Here, let us discuss how the reduction in number of QDs in a cavity affects the single QD purity of a single QD-nanocavity system. In a prior research using microdisk structures (60 QDs/cavity) [8], the gain contribution by a single QD was as high as two-thirds, but single QD feature was not observed below the threshold. In another prior research using micropillar structures (200 QDs/cavity) [9], it showed good single QD feature below the threshold and ~50% gain contribution by a single QD. The presented results in this work showed clear single QD feature (ĝ ⁽²⁾(0) = 0.25) below the threshold and dominant gain contribution of more than 70% by a single QD at the threshold. The performances were improved, but not as large as we had expected. However, recently, we demonstrate a single QD-nanocavity system with gain contribution of more than 90% by a single QD [31]. Therefore, these demonstrations lead to a reasonable conclusion that reducing the number of QDs in a cavity results in the improvement in single QD purity of the system.

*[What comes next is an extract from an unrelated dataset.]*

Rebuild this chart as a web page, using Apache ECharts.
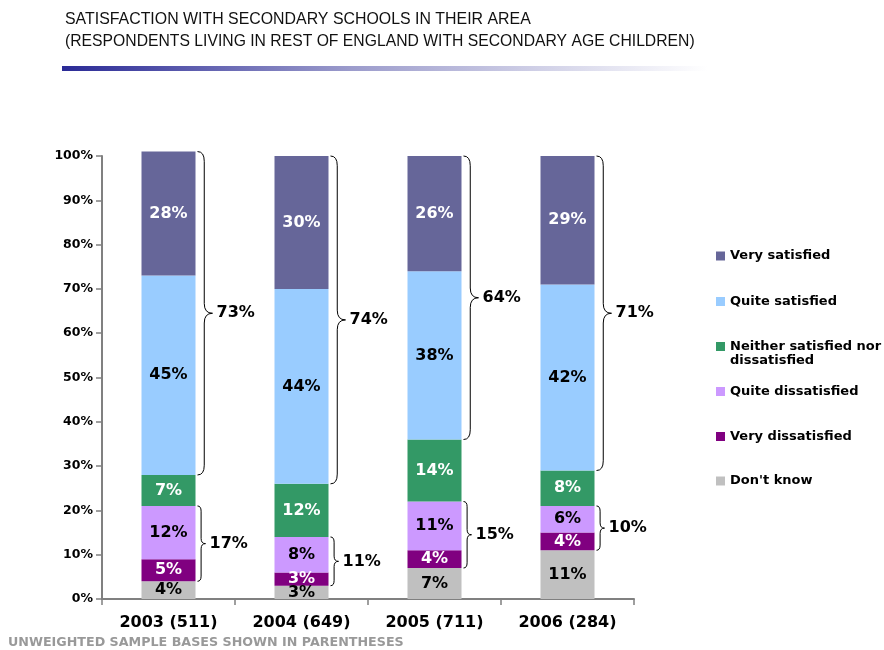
<!DOCTYPE html>
<html>
<head>
<meta charset="utf-8">
<script src="https://cdn.jsdelivr.net/npm/echarts@6/dist/echarts.min.js"></script>
<style>
  html, body { margin: 0; padding: 0; background: #fff; }
  #chart { width: 884px; height: 650px; }
</style>
</head>
<body>
<div id="chart"></div>
<script>
// categories + values (percent), stacked bottom -> top
const categories = ['2003 (511)', '2004 (649)', '2005 (711)', '2006 (284)'];
const dontKnow = [4, 3, 7, 11];
const veryDissatisfied = [5, 3, 4, 4];
const quiteDissatisfied = [12, 8, 11, 6];
const neither = [7, 12, 14, 8];
const quiteSatisfied = [45, 44, 38, 42];
const verySatisfied = [28, 30, 26, 29];
const yTicks = [0, 10, 20, 30, 40, 50, 60, 70, 80, 90, 100];

const FONT = 'DejaVu Sans';
const BAR_W = 54;
const NEITHER = 'Neither satisfied nor\ndissatisfied';

// brace rows: [category index, from, to, total]
const satBrace = categories.map((c, i) => {
  const base = dontKnow[i] + veryDissatisfied[i] + quiteDissatisfied[i] + neither[i];
  return [i, base, base + quiteSatisfied[i] + verySatisfied[i], quiteSatisfied[i] + verySatisfied[i]];
});
const disBrace = categories.map((c, i) => {
  const base = dontKnow[i];
  return [i, base, base + veryDissatisfied[i] + quiteDissatisfied[i], veryDissatisfied[i] + quiteDissatisfied[i]];
});

const chart = echarts.init(document.getElementById('chart'));

function braceRender(w) {
  return function (params, api) {
    const x0 = api.coord([api.value(0), 0])[0] + BAR_W / 2 + 2;
    const yBot = api.coord([api.value(0), api.value(1)])[1];
    const yTop = api.coord([api.value(0), api.value(2)])[1];
    const yMid = (yTop + yBot) / 2;
    const s = w * 0.45;
    const r = w * 0.65;
    const d = 'M' + x0 + ' ' + yTop +
      ' Q' + (x0 + s) + ' ' + yTop + ' ' + (x0 + s) + ' ' + (yTop + r) +
      ' L' + (x0 + s) + ' ' + (yMid - r) +
      ' Q' + (x0 + s) + ' ' + yMid + ' ' + (x0 + w) + ' ' + yMid +
      ' Q' + (x0 + s) + ' ' + yMid + ' ' + (x0 + s) + ' ' + (yMid + r) +
      ' L' + (x0 + s) + ' ' + (yBot - r) +
      ' Q' + (x0 + s) + ' ' + yBot + ' ' + x0 + ' ' + yBot;
    return {
      type: 'group',
      children: [
        { type: 'path', shape: { pathData: d }, style: { fill: 'none', stroke: '#000', lineWidth: 1 } },
        {
          type: 'text',
          style: {
            text: api.value(3) + '%', x: x0 + w + 4, y: yMid,
            fill: '#000', font: 'bold 16px ' + FONT, align: 'left', verticalAlign: 'middle'
          }
        }
      ]
    };
  };
}

function barSeries(name, data, color, labelColor) {
  return {
    name: name,
    type: 'bar',
    stack: 'all',
    barWidth: BAR_W,
    clip: false,
    itemStyle: { color: color },
    label: {
      show: true,
      position: 'inside',
      formatter: '{c}%',
      color: labelColor,
      fontFamily: FONT,
      fontWeight: 'bold',
      fontSize: 16
    },
    emphasis: { disabled: true },
    data: data
  };
}

// one legend per item so the rows keep equal spacing
const legendItems = [
  ['Very satisfied', 249],
  ['Quite satisfied', 294.5],
  [NEITHER, 325.5],
  ['Quite dissatisfied', 384.5],
  ['Very dissatisfied', 429.5],
  ["Don't know", 474]
];

const option = {
  animation: false,
  backgroundColor: '#fff',
  color: ['#C0C0C0', '#800080', '#CC99FF', '#339966', '#99CCFF', '#666699'],
  graphic: [
    {
      type: 'text', x: 65, y: 19.5, scaleX: 0.935,
      style: { text: 'SATISFACTION WITH SECONDARY SCHOOLS IN THEIR AREA', font: '17px "Liberation Sans"', fill: '#111', verticalAlign: 'middle' }
    },
    {
      type: 'text', x: 65, y: 41, scaleX: 0.925,
      style: { text: '(RESPONDENTS LIVING IN REST OF ENGLAND WITH SECONDARY AGE CHILDREN)', font: '17px "Liberation Sans"', fill: '#111', verticalAlign: 'middle' }
    },
    {
      type: 'rect', shape: { x: 62, y: 66, width: 645, height: 5 },
      style: {
        fill: new echarts.graphic.LinearGradient(0, 0, 1, 0, [
          { offset: 0, color: '#2A2A96' },
          { offset: 0.45, color: '#9C9CCC' },
          { offset: 1, color: '#ffffff' }
        ])
      }
    },
    {
      type: 'text', x: 8, y: 643,
      style: { text: 'UNWEIGHTED SAMPLE BASES SHOWN IN PARENTHESES', font: 'bold 12.7px ' + FONT, fill: '#999', verticalAlign: 'middle' }
    }
  ],
  legend: legendItems.map(it => ({
    data: [it[0]],
    left: 716,
    top: it[1],
    orient: 'vertical',
    padding: 0,
    icon: 'rect',
    itemWidth: 9,
    itemHeight: 9,
    selectedMode: false,
    // two-line entry: blank first line keeps "Neither..." level with its square
    formatter: name => (name === NEITHER ? '\n' + name : name),
    textStyle: {
      color: '#000', fontFamily: FONT, fontWeight: 'bold', fontSize: 13, lineHeight: 14
    }
  })),
  grid: { left: 102, right: 250, top: 156, bottom: 51 },
  xAxis: {
    type: 'category',
    data: categories,
    axisLine: { lineStyle: { color: '#808080', width: 2 } },
    axisTick: { show: true, length: 6, lineStyle: { color: '#808080', width: 1.5 } },
    axisLabel: { color: '#000', fontFamily: FONT, fontWeight: 'bold', fontSize: 16, margin: 16 }
  },
  yAxis: {
    type: 'value',
    min: yTicks[0],
    max: yTicks[yTicks.length - 1],
    interval: 10,
    axisLine: { show: true, lineStyle: { color: '#808080', width: 2 } },
    axisTick: { show: true, length: 6, lineStyle: { color: '#808080', width: 1.5 } },
    splitLine: { show: false },
    axisLabel: { color: '#000', fontFamily: FONT, fontWeight: 'bold', fontSize: 12.5, margin: 9, formatter: '{value}%' }
  },
  series: [
    barSeries("Don't know", dontKnow, '#C0C0C0', '#000'),
    barSeries('Very dissatisfied', veryDissatisfied, '#800080', '#fff'),
    barSeries('Quite dissatisfied', quiteDissatisfied, '#CC99FF', '#000'),
    barSeries(NEITHER, neither, '#339966', '#fff'),
    barSeries('Quite satisfied', quiteSatisfied, '#99CCFF', '#000'),
    barSeries('Very satisfied', verySatisfied, '#666699', '#fff'),
    {
      type: 'custom', name: 'satBrace', renderItem: braceRender(15),
      encode: { x: 0, y: [1, 2] }, data: satBrace, silent: true, z: 5
    },
    {
      type: 'custom', name: 'disBrace', renderItem: braceRender(8),
      encode: { x: 0, y: [1, 2] }, data: disBrace, silent: true, z: 5
    }
  ]
};

chart.setOption(option);
</script>
</body>
</html>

In addition, spectral resonant excitation of a single QD and cavity resonant excitation [32–34] will improve the single QD purity of the system.

4. Summary

A photonic crystal nanocavity laser with single quantum dot gain was demonstrated for the first time. A small cavity and an ultra-low density quantum dot sample resulted in high isolation of a target single QD (~0.4 QD/cavity). The highly isolated single QD system showed improvements in single QD purity (~87%) and gain contribution (> 70%) by the single QD compared with prior reports using different structures containing multiple QDs. A QD exciton tuning measurements indicated that substantial contribution of the single QD to the total gain. In photon correlation measurements, photon bunching was observed during the phase transition from single photon emission to coherent light generation regime.